Deux associations de défense des droits et des libertés ont saisi le juge des référés pour contester l'utilisation par le préfet de la Somme de drones de surveillance dans le cadre des manifestations d'agriculteurs. La justice leur a donné raison et a suspendu l'arrêté préfectoral.
L'arrêté préfectoral "autorisant la captation, l'enregistrement et la transmission d'images au moyen de caméras installées sur des aéronefs au profit des forces de sécurité intérieure du département de la Somme dans le cadre du maintien de l'ordre public", daté du 24 janvier, devait courir jusqu'au 29 janvier à 18 heures. En clair, il permettait aux forces de sécurité d'utiliser jusqu'à 70 caméras, installées sur des drones, pour surveiller les manifestations d'agriculteurs. La préfecture invoquait notamment le "risque sérieux de troubles à l'ordre public" et faisait valoir que "les lieux surveillés sont strictement limités au parcours de la manifestation".
"Il n'y avait aucun doute que c'était contraire à la loi"
Mais la mesure a fait réagir la ligue des droits de l'Homme et l'association de défense des libertés constitutionnelles (Adelico), qui ont saisi le juge des référés d'Amiens pour contester l'arrêté, estimant qu'il "portait atteinte à la protection de la vie privée, qui constitue une liberté fondamentale", précise le tribunal administratif dans un communiqué.
"Selon les associations requérantes, l'atteinte au droit au respect de la vie privée et à la protection des données personnelles était grave et manifestement illégale dès lors que la décision du préfet de la Somme ne définissait pas un périmètre de surveillance de manière suffisamment précise et circonstanciée. En outre, l'autorisation de recours aux drones portait sur un nombre excessif de caméras (70) et sur un périmètre excessivement large", précise le tribunal.
Par cette procédure de référé-liberté, les associations voulaient aussi rappeler que l'utilisation des drones dans le cadre du maintien de l'ordre est — et doit rester – très encadré. "Il n'y avait aucun doute que c'était contraire à la loi, estime Serge Slama, l'un des secrétaires généraux de l'Adelico. Le risque, c'était qu'à tout moment, dans la période de l'arrêté, qui était de plusieurs jours, les policiers pouvaient utiliser les drones. C'était un peu open bar.
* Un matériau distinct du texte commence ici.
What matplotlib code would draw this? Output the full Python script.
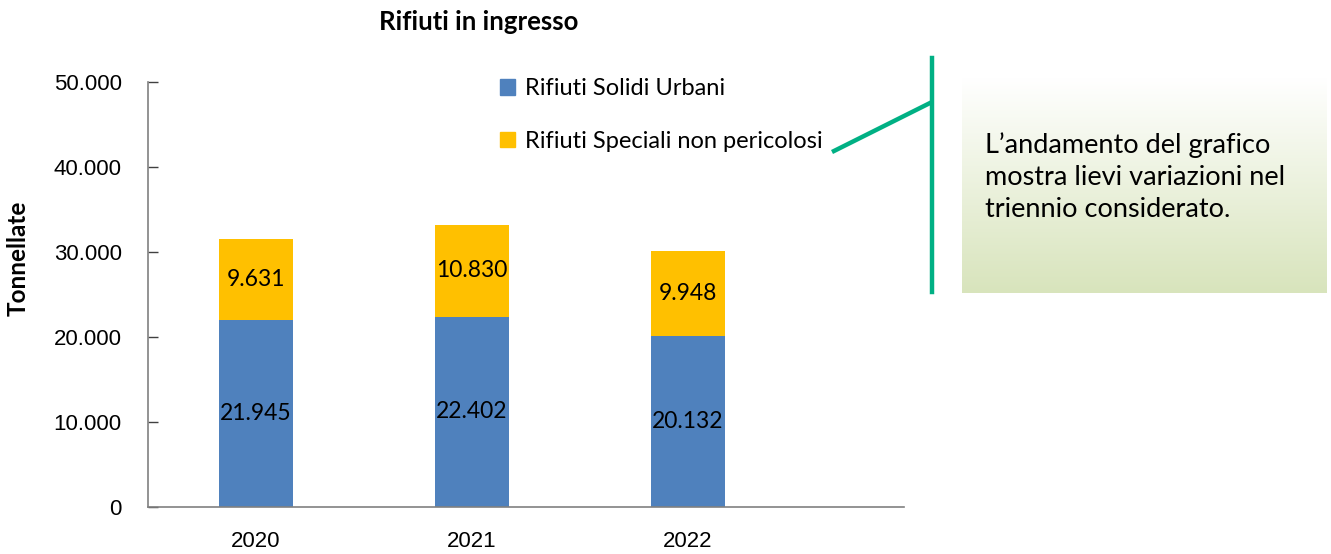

Normalement, s'il y a une manifestation avec un risque déterminé, le préfet autorise l'usage du drone à tel endroit précis, de telle heure à telle heure. Ce qu'autorisait cet arrêté, c'était la surveillance de toute manifestation d'agriculteurs. Dès qu'il y avait une manifestation, il pouvait y avoir un drone au-dessus de la tête des agriculteurs."
"Le but du jeu, c'est que la pratique ne s'installe pas"
Le juge des référés a accédé à la demande des associations et suspendu l'arrêté, soulignant qu'il n'était pas en conformité avec la loi quant au périmètre de surveillance, défini "de manière préventive", et pas suffisamment précise. "Il se limitait à retenir un périmètre défini de manière générale par l'ensemble des manifestations des agriculteurs se déroulant dans le département de la Somme au cours de la période comprise entre les 24 et 29 janvier 2024 sans que la localisation précise ne soit préalablement circonscrite".
Là, je pense que le message est assez clair que les préfets ne peuvent pas faire ça.
Serge Slama, l'un des secrétaires généraux de l'Adelico
Une décision qui satisfait l'Adelico. "Au-delà de ces manifestations d'agriculteurs, le but du jeu, c'est que la pratique ne s'installe pas. Là, je pense que le message est assez clair que les préfets ne peuvent pas faire ça." L'association note qu'aucune autre préfecture n'a pris des arrêtés que l'on pourrait accuser d'atteindre aux libertés individuelles dans le cadre des manifestations d'agriculteurs. "C'est même plutôt l'inverse, on voit plutôt des arrêtés où les préfets accompagnent les mouvements, précise Serge Slama, donnant l'exemple des fermetures d'autoroutes. On est dans une logique que l'on revendique depuis longtemps à l'Adelico : celle de la désescalade. Ce serait bien de faire ça avec les gilets jaunes, avec les Soulèvements de la Terre, ou tout autre mouvement : plutôt que d'aller à l'affrontement avec les manifestants, les pouvoirs publics organisent une mise à distance pour éviter la confrontation."
La suspension de l'arrêté, ordonnée par le tribunal le 28 janvier, est effective immédiatement. Le juge a également ordonné à la préfecture de verser 1 000 euros aux associations. Sollicitée, la préfecture n'a pas donné réagi à la décision de justice au moment où nous écrivons ces lignes.